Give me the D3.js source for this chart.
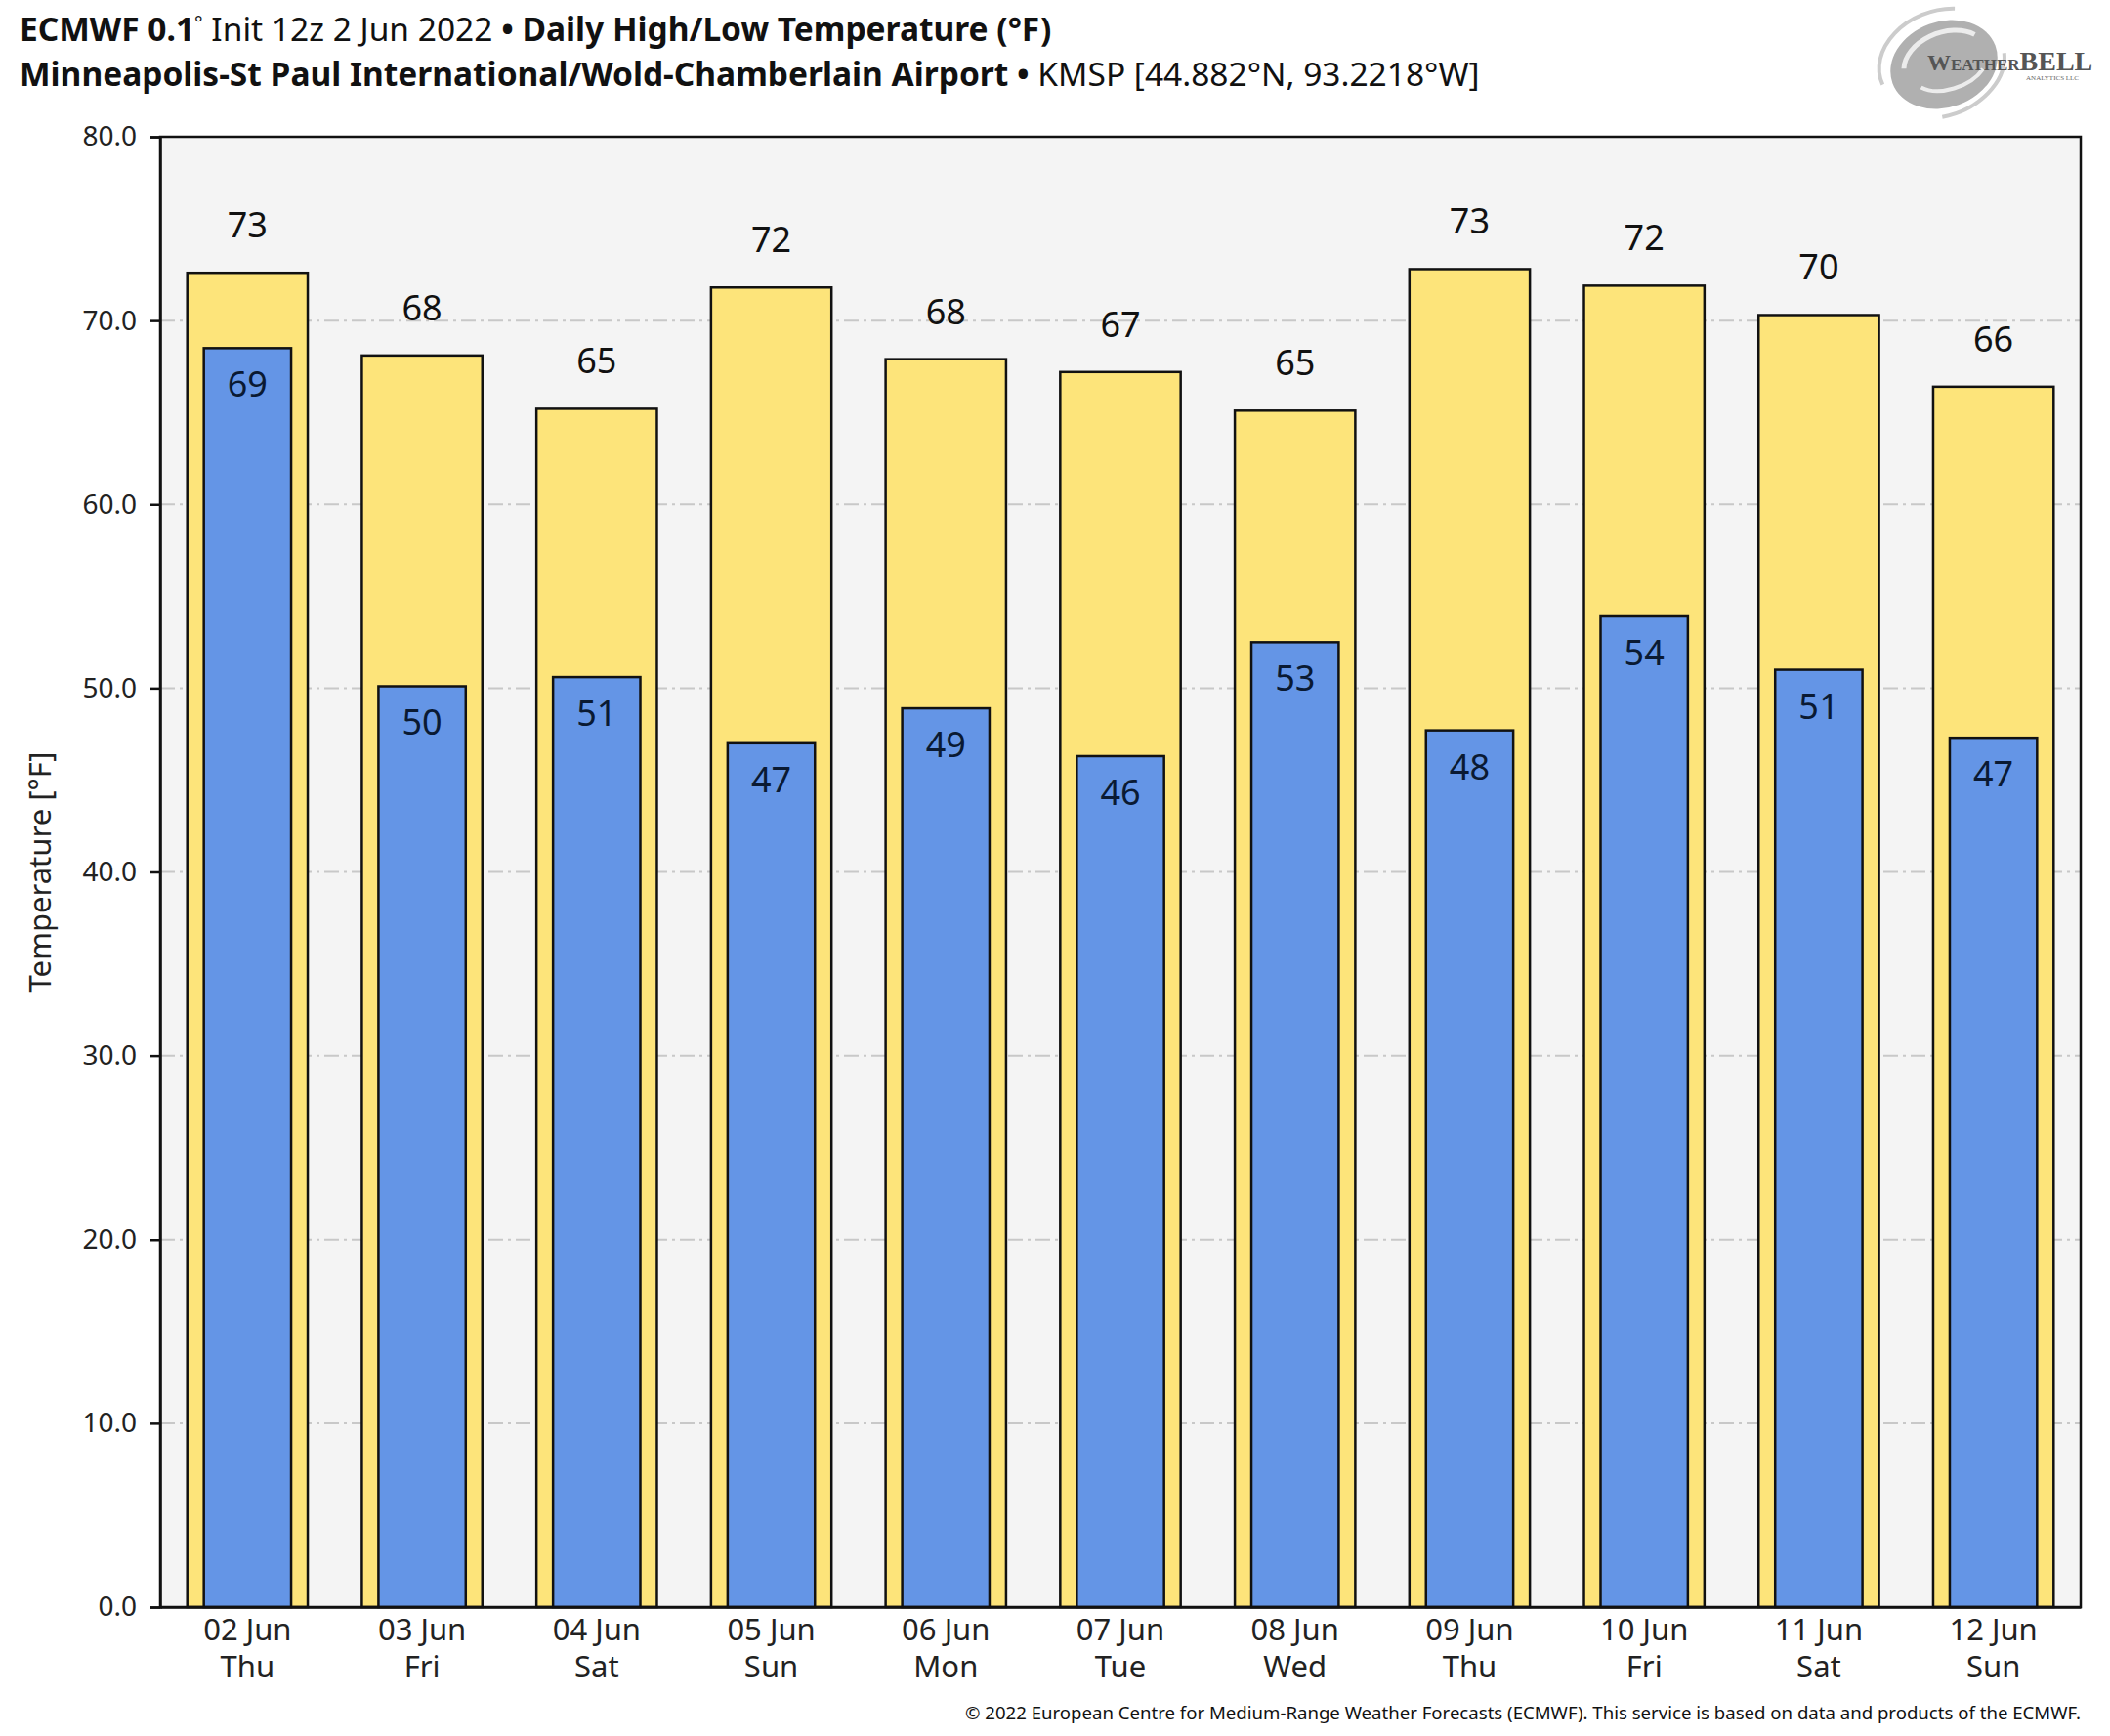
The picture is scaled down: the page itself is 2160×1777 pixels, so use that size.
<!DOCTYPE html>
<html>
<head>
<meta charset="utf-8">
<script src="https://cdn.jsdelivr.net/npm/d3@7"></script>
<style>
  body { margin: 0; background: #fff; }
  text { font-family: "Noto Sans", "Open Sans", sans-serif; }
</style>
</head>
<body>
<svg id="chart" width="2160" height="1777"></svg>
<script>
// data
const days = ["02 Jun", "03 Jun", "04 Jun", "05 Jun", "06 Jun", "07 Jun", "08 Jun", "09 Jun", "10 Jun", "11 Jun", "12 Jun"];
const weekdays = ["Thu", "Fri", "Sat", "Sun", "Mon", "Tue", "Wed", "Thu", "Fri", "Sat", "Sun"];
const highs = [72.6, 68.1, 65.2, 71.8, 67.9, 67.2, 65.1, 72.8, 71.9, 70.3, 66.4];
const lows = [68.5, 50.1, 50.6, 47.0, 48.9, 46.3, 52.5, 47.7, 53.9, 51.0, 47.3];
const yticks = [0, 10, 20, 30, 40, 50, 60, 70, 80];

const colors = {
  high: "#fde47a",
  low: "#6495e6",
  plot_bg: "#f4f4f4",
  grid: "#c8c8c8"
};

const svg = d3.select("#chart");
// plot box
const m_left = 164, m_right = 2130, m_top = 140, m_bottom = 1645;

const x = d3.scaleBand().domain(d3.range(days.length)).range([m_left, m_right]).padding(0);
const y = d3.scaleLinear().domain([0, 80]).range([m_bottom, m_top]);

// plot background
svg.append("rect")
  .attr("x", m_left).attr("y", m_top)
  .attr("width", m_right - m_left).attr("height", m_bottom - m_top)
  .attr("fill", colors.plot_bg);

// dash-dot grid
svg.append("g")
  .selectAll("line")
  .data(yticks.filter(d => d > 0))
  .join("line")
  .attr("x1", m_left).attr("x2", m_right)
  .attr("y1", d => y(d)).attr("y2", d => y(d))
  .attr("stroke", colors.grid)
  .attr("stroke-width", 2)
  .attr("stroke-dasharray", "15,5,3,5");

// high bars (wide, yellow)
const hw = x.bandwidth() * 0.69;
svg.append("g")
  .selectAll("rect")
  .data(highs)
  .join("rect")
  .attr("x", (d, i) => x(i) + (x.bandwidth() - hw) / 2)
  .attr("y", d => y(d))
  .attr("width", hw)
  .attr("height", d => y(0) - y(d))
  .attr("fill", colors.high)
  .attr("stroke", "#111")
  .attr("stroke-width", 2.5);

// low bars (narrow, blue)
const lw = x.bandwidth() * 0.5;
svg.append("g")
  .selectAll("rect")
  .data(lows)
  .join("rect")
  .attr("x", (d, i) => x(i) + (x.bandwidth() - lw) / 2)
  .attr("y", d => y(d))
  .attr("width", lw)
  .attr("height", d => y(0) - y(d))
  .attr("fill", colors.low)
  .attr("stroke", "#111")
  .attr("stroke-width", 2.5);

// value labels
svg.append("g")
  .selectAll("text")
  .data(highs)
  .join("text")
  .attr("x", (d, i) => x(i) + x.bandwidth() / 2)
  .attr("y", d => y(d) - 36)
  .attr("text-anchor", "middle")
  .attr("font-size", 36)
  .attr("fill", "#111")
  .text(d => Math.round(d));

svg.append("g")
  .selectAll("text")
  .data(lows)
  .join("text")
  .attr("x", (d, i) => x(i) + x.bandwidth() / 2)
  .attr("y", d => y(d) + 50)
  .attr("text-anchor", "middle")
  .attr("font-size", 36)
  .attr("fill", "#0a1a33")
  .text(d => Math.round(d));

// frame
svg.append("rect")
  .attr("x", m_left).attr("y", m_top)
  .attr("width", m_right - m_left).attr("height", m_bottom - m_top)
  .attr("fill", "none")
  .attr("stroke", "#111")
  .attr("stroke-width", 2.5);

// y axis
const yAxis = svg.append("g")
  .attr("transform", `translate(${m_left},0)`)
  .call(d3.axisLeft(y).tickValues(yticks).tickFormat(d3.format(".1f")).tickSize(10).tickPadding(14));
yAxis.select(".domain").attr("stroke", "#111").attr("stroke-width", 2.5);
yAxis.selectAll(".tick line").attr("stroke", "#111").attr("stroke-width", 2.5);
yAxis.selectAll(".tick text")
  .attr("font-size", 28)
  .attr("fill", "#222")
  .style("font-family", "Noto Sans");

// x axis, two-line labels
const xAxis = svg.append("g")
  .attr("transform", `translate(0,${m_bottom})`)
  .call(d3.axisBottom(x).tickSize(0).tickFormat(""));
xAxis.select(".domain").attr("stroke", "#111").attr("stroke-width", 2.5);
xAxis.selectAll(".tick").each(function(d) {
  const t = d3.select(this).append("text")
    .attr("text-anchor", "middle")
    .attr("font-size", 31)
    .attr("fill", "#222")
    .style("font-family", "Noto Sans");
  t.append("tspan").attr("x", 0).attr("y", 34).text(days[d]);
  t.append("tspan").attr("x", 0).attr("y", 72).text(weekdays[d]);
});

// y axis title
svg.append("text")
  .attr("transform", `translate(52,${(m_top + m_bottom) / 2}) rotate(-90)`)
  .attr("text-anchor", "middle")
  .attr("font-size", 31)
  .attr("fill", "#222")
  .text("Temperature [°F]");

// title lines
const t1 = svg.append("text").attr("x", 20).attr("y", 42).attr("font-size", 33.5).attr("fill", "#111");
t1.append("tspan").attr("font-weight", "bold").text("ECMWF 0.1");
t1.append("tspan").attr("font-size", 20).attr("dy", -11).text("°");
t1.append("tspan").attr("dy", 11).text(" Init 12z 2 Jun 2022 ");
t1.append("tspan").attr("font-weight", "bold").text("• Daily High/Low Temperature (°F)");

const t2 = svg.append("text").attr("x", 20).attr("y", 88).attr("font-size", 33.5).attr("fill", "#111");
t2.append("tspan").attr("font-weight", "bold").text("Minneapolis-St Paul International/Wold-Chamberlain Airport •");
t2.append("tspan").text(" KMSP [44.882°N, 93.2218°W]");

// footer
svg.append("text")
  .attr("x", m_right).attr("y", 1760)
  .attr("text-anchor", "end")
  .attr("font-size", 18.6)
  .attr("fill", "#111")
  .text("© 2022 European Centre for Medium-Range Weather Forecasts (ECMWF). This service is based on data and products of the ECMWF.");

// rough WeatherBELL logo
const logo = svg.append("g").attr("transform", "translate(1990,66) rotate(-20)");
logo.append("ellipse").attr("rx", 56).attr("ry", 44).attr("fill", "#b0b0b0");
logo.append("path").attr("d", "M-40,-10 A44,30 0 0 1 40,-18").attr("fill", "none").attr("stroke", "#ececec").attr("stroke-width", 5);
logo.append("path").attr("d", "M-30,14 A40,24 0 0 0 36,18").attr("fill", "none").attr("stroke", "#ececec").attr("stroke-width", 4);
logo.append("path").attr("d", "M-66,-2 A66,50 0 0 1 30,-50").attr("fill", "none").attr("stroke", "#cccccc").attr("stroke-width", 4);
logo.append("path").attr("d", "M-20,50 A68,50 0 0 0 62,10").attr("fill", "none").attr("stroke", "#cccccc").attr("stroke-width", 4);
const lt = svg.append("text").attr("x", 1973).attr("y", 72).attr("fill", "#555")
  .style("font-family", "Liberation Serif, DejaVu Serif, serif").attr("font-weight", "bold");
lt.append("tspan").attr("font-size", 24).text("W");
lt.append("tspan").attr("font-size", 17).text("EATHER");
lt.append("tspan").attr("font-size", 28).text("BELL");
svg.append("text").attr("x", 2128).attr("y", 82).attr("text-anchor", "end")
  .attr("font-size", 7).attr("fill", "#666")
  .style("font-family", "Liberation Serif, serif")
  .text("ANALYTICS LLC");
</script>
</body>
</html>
=-=-=
Look through the data above. Find each line with the string "picture" and copy it.

The picture is scaled down: the page itself is 2160×1777 pixels, so use that size.

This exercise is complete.